PROVIDED DATA
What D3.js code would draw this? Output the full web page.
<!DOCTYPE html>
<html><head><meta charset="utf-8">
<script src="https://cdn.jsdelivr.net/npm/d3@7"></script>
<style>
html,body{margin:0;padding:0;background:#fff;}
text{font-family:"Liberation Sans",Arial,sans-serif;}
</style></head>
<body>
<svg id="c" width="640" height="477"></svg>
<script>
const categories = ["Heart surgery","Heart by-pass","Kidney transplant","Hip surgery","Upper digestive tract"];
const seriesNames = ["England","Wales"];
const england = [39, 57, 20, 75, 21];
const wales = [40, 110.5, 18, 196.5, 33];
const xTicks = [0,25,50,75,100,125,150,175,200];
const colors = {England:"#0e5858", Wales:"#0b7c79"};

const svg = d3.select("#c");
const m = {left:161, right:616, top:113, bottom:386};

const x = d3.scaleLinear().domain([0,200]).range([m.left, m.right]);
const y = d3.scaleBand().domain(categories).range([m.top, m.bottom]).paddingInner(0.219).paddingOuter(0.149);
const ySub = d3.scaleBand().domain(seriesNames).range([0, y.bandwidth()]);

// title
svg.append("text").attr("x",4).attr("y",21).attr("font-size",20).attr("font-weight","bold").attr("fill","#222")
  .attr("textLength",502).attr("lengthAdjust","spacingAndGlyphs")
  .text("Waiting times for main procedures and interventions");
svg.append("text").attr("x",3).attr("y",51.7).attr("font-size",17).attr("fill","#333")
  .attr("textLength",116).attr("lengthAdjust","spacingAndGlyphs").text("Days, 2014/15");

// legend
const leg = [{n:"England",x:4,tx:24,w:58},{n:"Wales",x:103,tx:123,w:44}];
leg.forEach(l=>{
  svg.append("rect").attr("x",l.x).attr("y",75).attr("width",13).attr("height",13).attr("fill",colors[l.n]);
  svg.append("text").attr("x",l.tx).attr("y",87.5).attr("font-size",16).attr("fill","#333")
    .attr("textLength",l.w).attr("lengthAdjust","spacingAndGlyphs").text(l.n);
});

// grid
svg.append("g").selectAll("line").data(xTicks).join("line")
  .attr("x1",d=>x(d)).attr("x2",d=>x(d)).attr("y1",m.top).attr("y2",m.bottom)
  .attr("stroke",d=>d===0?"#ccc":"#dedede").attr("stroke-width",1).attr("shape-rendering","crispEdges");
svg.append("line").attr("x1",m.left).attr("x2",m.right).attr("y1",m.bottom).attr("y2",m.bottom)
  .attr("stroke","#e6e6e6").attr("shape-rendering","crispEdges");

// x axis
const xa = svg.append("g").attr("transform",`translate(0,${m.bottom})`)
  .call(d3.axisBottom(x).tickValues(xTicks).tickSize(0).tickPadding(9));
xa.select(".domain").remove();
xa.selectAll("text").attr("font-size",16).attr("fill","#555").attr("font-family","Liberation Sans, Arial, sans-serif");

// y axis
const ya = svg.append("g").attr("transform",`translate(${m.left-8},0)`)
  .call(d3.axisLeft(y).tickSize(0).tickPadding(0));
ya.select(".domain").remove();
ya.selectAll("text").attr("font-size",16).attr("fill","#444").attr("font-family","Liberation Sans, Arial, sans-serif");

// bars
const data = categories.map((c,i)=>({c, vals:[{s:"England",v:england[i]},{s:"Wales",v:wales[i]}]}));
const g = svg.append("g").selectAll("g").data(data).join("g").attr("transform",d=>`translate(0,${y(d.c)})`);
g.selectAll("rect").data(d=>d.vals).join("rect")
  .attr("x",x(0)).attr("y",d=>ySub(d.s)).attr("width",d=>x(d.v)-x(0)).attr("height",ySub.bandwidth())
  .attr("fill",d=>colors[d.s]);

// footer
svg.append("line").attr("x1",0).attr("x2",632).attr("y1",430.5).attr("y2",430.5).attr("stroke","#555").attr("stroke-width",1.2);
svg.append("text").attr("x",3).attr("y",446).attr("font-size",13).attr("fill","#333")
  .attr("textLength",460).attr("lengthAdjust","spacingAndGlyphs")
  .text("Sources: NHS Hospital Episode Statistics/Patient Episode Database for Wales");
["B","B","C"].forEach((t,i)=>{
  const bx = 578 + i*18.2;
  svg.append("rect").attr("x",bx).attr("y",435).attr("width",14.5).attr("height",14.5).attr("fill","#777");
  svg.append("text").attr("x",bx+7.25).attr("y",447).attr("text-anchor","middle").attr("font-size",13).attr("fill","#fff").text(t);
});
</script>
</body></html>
* * *
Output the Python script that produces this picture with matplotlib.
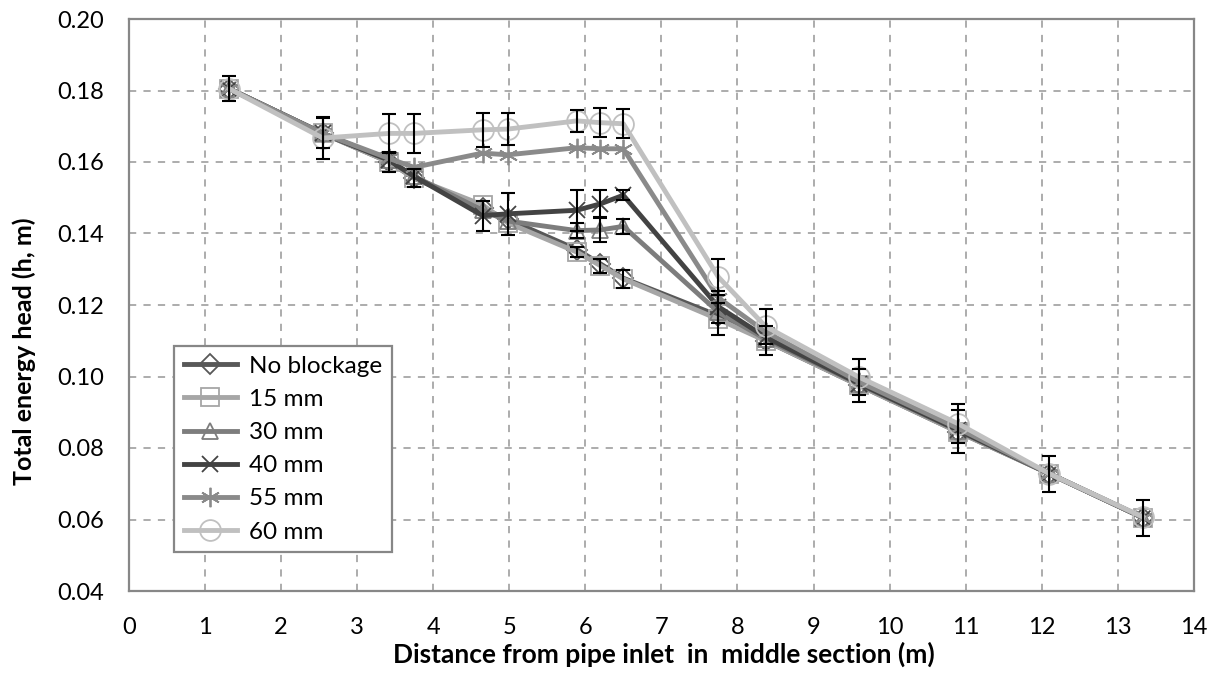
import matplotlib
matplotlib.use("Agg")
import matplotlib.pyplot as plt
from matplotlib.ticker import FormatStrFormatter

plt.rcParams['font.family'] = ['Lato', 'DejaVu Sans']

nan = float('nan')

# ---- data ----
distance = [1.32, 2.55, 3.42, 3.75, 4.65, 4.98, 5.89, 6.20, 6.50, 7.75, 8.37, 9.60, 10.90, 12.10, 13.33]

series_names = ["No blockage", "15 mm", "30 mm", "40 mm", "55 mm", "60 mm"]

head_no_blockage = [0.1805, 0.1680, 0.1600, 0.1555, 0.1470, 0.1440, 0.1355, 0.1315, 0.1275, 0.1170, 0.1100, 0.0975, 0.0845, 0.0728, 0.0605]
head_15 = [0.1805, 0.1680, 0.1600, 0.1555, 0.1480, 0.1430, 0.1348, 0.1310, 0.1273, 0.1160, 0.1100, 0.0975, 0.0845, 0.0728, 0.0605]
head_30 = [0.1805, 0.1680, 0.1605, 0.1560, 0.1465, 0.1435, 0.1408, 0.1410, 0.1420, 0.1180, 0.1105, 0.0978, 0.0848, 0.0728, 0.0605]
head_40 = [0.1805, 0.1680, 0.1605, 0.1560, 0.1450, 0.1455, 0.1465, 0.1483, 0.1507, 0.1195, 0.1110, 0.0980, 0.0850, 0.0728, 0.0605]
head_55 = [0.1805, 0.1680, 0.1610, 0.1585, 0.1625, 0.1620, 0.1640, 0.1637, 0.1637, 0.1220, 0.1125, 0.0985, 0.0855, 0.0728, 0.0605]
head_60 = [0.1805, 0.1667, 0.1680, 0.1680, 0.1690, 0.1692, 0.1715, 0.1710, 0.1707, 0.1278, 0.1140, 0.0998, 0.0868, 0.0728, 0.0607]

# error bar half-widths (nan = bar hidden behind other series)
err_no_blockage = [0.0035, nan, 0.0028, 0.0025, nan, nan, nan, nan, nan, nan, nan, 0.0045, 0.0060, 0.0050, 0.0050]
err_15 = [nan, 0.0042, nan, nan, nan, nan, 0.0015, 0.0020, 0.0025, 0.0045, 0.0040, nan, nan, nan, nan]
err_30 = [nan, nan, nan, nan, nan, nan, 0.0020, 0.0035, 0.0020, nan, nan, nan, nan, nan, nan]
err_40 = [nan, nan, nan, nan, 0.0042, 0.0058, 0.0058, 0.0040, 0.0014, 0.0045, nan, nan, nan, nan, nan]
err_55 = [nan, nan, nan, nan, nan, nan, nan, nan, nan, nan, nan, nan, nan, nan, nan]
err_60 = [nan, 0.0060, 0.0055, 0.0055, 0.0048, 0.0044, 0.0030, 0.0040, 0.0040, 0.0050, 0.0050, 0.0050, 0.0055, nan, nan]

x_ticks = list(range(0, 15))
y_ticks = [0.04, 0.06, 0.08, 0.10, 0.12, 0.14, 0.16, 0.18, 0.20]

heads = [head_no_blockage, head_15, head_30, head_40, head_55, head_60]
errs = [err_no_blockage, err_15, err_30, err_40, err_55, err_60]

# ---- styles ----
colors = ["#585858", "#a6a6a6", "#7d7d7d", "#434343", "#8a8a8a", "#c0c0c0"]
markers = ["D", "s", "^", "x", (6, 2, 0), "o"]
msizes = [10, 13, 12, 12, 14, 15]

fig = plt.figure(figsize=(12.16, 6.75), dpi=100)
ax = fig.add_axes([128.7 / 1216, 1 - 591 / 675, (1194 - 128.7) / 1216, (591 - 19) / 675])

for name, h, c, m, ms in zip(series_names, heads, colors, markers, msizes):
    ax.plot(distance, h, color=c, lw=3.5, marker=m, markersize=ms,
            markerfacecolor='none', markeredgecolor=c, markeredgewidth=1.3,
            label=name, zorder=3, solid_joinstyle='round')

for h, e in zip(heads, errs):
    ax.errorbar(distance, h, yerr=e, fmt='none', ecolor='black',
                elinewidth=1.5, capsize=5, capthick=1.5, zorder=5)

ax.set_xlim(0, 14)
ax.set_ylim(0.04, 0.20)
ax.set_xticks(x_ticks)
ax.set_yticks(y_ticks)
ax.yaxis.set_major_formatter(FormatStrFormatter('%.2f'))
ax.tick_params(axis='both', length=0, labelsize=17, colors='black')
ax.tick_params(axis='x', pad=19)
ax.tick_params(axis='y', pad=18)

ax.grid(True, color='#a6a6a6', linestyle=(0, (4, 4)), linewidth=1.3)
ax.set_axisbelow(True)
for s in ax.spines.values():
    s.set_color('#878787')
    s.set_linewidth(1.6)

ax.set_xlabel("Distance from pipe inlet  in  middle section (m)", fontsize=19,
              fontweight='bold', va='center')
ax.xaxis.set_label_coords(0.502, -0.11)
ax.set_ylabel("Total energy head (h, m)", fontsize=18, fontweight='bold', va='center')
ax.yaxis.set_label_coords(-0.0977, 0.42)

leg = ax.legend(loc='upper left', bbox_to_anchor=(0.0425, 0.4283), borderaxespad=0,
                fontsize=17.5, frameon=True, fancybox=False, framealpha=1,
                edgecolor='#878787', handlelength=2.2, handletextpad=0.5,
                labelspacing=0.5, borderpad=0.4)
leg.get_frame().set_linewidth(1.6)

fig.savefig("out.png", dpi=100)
---
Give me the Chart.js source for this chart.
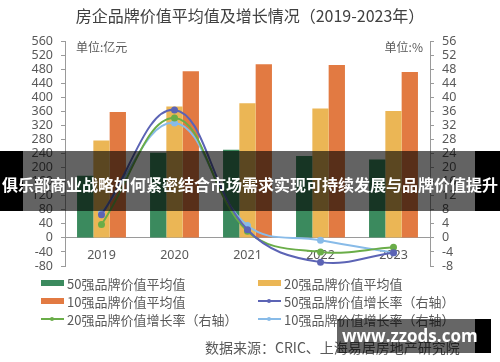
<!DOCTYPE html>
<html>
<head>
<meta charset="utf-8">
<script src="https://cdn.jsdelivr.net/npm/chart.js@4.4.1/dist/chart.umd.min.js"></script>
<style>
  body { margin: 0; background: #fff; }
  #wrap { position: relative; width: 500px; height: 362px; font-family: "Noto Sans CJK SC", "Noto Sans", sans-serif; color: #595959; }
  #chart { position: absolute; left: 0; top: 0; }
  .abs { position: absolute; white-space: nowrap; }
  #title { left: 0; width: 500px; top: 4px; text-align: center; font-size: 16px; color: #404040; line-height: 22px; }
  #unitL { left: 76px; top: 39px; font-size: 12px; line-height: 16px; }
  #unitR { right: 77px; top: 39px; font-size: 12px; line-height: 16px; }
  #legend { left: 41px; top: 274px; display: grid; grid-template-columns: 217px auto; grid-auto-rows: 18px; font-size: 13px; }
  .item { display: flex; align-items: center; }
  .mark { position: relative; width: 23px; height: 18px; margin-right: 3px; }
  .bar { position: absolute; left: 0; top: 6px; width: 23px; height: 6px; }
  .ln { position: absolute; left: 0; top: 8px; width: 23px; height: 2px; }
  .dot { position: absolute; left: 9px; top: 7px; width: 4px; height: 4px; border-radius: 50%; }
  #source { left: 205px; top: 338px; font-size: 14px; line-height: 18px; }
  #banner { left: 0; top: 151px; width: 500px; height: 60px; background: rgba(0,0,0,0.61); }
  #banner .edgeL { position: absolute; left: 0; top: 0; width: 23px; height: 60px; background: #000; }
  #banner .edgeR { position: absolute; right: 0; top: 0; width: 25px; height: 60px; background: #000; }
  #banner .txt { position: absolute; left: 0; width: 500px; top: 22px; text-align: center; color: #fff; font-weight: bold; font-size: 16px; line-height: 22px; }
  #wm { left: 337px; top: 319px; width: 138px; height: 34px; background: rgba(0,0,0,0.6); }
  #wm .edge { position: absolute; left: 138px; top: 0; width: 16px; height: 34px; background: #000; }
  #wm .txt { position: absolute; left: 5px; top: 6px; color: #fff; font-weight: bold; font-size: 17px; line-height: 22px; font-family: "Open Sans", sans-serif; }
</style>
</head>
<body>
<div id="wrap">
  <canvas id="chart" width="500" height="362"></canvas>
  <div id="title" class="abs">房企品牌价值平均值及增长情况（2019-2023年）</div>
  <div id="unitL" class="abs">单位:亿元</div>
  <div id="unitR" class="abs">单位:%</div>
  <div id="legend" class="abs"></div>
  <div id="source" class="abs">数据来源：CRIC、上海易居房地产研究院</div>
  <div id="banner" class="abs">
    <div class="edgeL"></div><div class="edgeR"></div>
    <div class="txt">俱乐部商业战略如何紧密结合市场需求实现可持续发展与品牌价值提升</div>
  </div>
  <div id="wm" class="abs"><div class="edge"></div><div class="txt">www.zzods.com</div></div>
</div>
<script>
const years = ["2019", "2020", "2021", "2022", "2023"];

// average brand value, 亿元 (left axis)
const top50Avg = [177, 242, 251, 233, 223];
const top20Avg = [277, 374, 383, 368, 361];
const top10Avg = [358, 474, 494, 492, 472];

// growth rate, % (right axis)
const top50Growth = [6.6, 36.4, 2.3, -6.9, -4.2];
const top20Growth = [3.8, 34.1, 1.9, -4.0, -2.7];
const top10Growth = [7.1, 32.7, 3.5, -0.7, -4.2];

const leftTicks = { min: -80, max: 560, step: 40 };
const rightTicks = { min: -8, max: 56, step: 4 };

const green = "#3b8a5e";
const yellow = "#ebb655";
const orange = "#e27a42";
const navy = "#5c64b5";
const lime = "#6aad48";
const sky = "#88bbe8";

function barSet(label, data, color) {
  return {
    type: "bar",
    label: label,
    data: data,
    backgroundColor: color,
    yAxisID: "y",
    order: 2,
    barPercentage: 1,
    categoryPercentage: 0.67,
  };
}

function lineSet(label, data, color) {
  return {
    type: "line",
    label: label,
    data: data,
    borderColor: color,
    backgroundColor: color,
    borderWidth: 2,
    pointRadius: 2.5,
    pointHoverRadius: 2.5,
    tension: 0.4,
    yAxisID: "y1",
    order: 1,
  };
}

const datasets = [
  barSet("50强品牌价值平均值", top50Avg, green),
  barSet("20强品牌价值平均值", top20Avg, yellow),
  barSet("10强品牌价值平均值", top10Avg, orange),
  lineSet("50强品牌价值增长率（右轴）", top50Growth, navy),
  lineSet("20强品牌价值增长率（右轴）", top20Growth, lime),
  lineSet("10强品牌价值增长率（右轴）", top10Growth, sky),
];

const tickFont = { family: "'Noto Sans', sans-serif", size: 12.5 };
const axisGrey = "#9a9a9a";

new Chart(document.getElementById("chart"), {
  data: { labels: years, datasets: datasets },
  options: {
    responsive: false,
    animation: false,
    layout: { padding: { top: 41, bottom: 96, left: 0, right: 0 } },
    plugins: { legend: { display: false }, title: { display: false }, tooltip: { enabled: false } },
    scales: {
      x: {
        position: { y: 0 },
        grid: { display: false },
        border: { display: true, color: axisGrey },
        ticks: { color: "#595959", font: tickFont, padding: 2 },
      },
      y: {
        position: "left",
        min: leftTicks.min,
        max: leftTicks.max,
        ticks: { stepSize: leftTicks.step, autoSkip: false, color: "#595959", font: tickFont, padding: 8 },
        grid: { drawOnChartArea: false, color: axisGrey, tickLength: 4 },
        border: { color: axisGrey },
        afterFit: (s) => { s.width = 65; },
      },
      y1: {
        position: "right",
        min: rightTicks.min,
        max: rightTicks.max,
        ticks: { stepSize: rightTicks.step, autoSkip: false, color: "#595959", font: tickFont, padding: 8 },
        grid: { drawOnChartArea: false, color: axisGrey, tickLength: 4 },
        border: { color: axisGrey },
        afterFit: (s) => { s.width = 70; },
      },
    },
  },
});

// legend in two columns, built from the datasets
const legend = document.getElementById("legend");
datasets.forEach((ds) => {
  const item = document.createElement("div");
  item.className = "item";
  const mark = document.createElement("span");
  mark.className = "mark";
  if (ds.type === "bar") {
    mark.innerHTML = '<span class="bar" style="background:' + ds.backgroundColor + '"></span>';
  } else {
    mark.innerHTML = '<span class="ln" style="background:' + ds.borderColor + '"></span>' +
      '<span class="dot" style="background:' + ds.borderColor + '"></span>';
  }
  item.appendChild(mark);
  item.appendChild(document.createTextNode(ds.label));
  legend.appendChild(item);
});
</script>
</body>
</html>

WRITTEN EXERCISE
Gather each line from the listing above that holds "script".

EXERCISE RESPONSE
<script src="https://cdn.jsdelivr.net/npm/d3@7"></script>
<script>
</script>
Output the Python script that produces this picture with matplotlib.
<script src="https://cdn.jsdelivr.net/npm/chart.js@4.4.1/dist/chart.umd.min.js"></script>
<script>
</script>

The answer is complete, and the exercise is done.